Throughout my medical career I have strived to support others in achieving their full potential. I believe that everyone should have access to good education, supportive mentors and affordable resources. No student or doctor should be disadvantaged in their education due to financial limitations, especially those from widening participation backgrounds who often have no access to mentors and are unable to attend expensive courses. Barriers that I have faced in both education and medicine have generated a drive to help others that has shaped my working life. Now, as a Urology Registrar, I dedicate most of my free time to helping students and trainees by teaching, training and mentoring their personal development.
This experience culminated in the development of several free OSCE and surgical revision courses for medical students and junior doctors during my Foundation and Core Surgical training years. In more recent years I have created nationally run, free Urology courses for medical students and junior doctors, including the ‘Learn Urology in a day’ course and the ‘Urology for Medical Students Boot Camp’. I have had the opportunity to publish and present at international meetings on how others can create similar training courses to provide standardised medical education and remove financial barriers to learning.
To address the need for standardised training in Urology and a lack of affordable and accessible resources for trainees across the world I wrote the peer-reviewed textbook “Urology for Medical Students and Junior Doctors” (ISBN: 979-8-6432-6326-5). I also created a textbook to guide others in the creation of accessible educational resources, entitled “Putting People before Profits” (ISBN: 979-8-5875-9675-7). These are available free for resource-limited trainees and all profits from sales elsewhere are donated to charities funding medical education and medical education research.
I am currently undertaking a PhD in medical education and have been awarded the Intercollegiate Committee for Basic Surgical Examinations Research Fellowship. My research aims to characterise differential attainment in surgical examinations in order to enable equity and fairness in training and career progression. To date, this work has resulted in 14 research papers, 24 conference presentations and 6 international prizes.

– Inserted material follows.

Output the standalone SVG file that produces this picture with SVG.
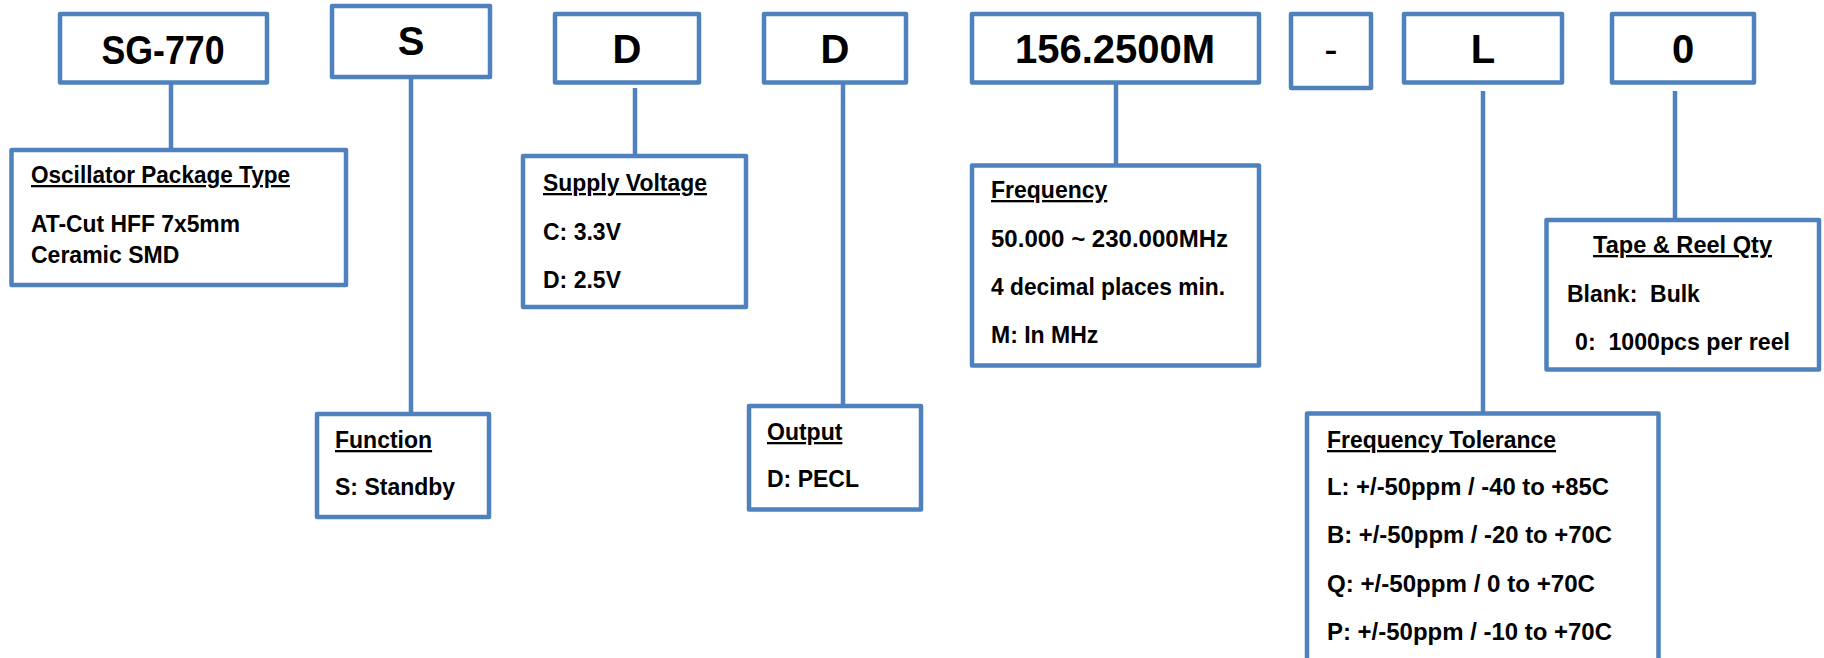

One of my greatest joys at work is in training and empowering others to develop themselves as clinicians, trainers and leaders. As I move forwards in my career, I will continue working to improve access to quality medical training and I look forward to mentoring the next generation of doctors. After all, medical education is more than just teaching and training, it is also inspiring a passion for change, improvement and progression so that we can help each other to help others.